Further, I do not see someone as being a Pollyanna because they vote someone in and expect them to work towards the goals their constituents put them there for in the first place. Apparently this is not a few people either who are disillusioned. It is widespread.
What is pollyannaish or naive about that? Apparently the Republicans got what they expected when voters gave them a majority. Why was it dumb for Dems to expect the same?
Read my post again.
Reconciliation specifically disallows bills that would increase the budget deficit, yes. But that explicit rule was only instituted after Democrats took back control of Congress. As I recall, changing that procedure was one of the first things they did, having firmly in mind the then-recent memory of the Pubbies’ fiscally irresponsible antics.
It’s worth pointing out that the current House version of health care reform (subject to change, of course) would reduce the deficit by $100 billion over ten years according to the CBO. That’s a start to bending the cost curve and should work under the current reconciliation deficit guidelines.
And who’s going to point out these devils? The people who are complaining about non-existent death panels? The people who are bitching about deficits, when they didn’t make even a peep of complaint when their own dude was spending and can’t even acknowledge that 85% or more of Obama’s current deficits are inherited? The people who wanted to cut Medicare, until they immediately flipped position and started “defending” Medicare after the Democrats started trying to institute some cost savings? The people who want to restrict competition and deny more choice for Americans by denying their ability to choose a public health insurance option? The people threatening that a public option will kill Americans? These sorts of empty lies are all that the GOP has to offer.
I’ve seen more honest back-and-forth about the advantages and disadvantages of health care reform from individual blog posts from wonky liberals than I have from the entire conservative movement. Even a generally respected libertarian like Tyler Cowen has only been saying, at core, that the reform won’t be a universal benefit, that some people will be less well off in the short-run. That’s worth keeping in mind, but even so, it’s not enough to stop reform. The problem is too large, and growing all the time.
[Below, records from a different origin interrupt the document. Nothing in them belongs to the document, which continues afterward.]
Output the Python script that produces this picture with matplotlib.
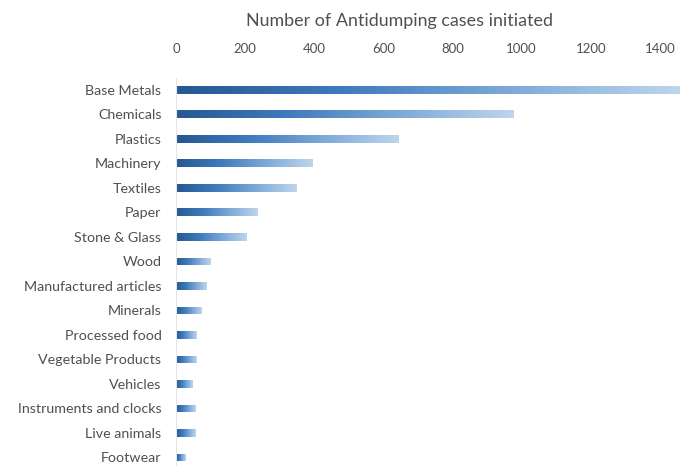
import numpy as np
import matplotlib
matplotlib.use("Agg")
import matplotlib.pyplot as plt
from matplotlib.colors import LinearSegmentedColormap
from matplotlib.patches import Rectangle

categories = [
    "Base Metals", "Chemicals", "Plastics", "Machinery", "Textiles", "Paper",
    "Stone & Glass", "Wood", "Manufactured articles", "Minerals",
    "Processed food", "Vegetable Products", "Vehicles",
    "Instruments and clocks", "Live animals", "Footwear",
]
cases = [1458, 977, 643, 394, 348, 235, 203, 99, 87, 73, 58, 58, 48, 55, 55, 27]
x_ticks = [0, 200, 400, 600, 800, 1000, 1200, 1400]
title = "Number of Antidumping cases initiated"

plt.rcParams["font.family"] = ["Lato", "DejaVu Sans"]

fig = plt.figure(figsize=(6.94, 4.66), dpi=100)
ax = fig.add_axes([0.2536, -0.008, 0.747, 0.8414])

cmap = LinearSegmentedColormap.from_list(
    "bar_grad", ["#245891", "#3f7bbd", "#7eaad8", "#bed5ec"])
grad = np.linspace(0, 1, 256).reshape(1, -1)

bar_h = 0.32
ypos = np.arange(len(categories))
bars = ax.barh(ypos, cases, height=bar_h, color="none", edgecolor="none")
for bar in bars:
    x0, y0 = bar.get_x(), bar.get_y()
    w, h = bar.get_width(), bar.get_height()
    im = ax.imshow(grad, cmap=cmap, aspect="auto",
                   extent=(x0, x0 + w, y0 + h, y0), zorder=2,
                   interpolation="bilinear")
    clip = Rectangle((x0, y0), w, h, transform=ax.transData)
    im.set_clip_path(clip)

ax.set_xlim(0, 1500)
ax.set_ylim(len(categories) - 0.5, -0.5)
ax.set_yticks(ypos)
ax.set_yticklabels(categories, fontsize=10.3, color="#505050")
ax.set_xticks(x_ticks)
ax.set_xticklabels([str(t) for t in x_ticks], fontsize=9.5, color="#505050")
ax.xaxis.tick_top()
ax.tick_params(axis="x", length=0, pad=16.5)
ax.tick_params(axis="y", length=0, pad=10.5)

for s in ["top", "right", "bottom"]:
    ax.spines[s].set_visible(False)
ax.spines["left"].set_color("#e4e4e4")
ax.spines["left"].set_linewidth(0.8)

fig.text(0.575, 0.955, title, ha="center", va="center",
         fontsize=12.9, color="#505050")

fig.savefig("out.png", dpi=100)
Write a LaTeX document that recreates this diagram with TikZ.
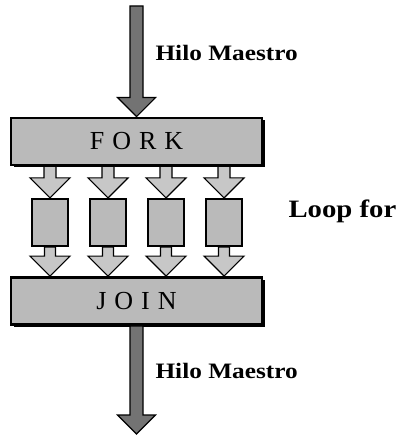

There is no dodging this any longer. We need to change course. So yes, I’m personally going to listen to the people who actually are discussing plans instead of the soulless, disgusting, parasitic, dishonest ghouls of the GOP leadership who want us to do nothing so that they can blame the Democrats for having done nothing. Even considering the problems of the Democrats (and there are many), the GOP Congressional delegation* is without even the slightest bit of intelligence, integrity, leadership, or ideas.
*With the possible exception of Ron Paul, who does seem to have some integrity and ideas. His intellectual principles seem flaky, fringe, and ignorant, but they appear to be genuine principles nonetheless.
And that my friends is why they would vote for Ron Paul. Had the media given them chance to learn about him, they would have discovered a candidate that didn’t just want change, but one who was specific about his goals, and one who had a proven track record of fulfilling his campaign promises. Had they given Ron Paul the attention that they gave Obama it would have been no contest. What little attention they did give him was filled with ridicule. But if they would have just done one thing, show the population Ron Paul’s track record, that alone would have won him the Republican Nomination. Everyone wants an honest politician and Ron Paul has proven time and again that he is nothing if not honest.
Ron Paul’s campaign promises completely overshadowed Obama’s. Ron Paul said in the first week he would eliminate the Federal Reserve. The second week the IRS. And he swore up and down that he would pull all of our troops from Afghanistan. Healthcare reform? Compared to eliminating the IRS? Shoot! No contest.
You were obviously not aware of Ron Paul.
Obviously, we were aware of him.
What with all the magic-markered scraps of cardboard taped to telephone poles across America it was very hard not to be aware of Ron Paul.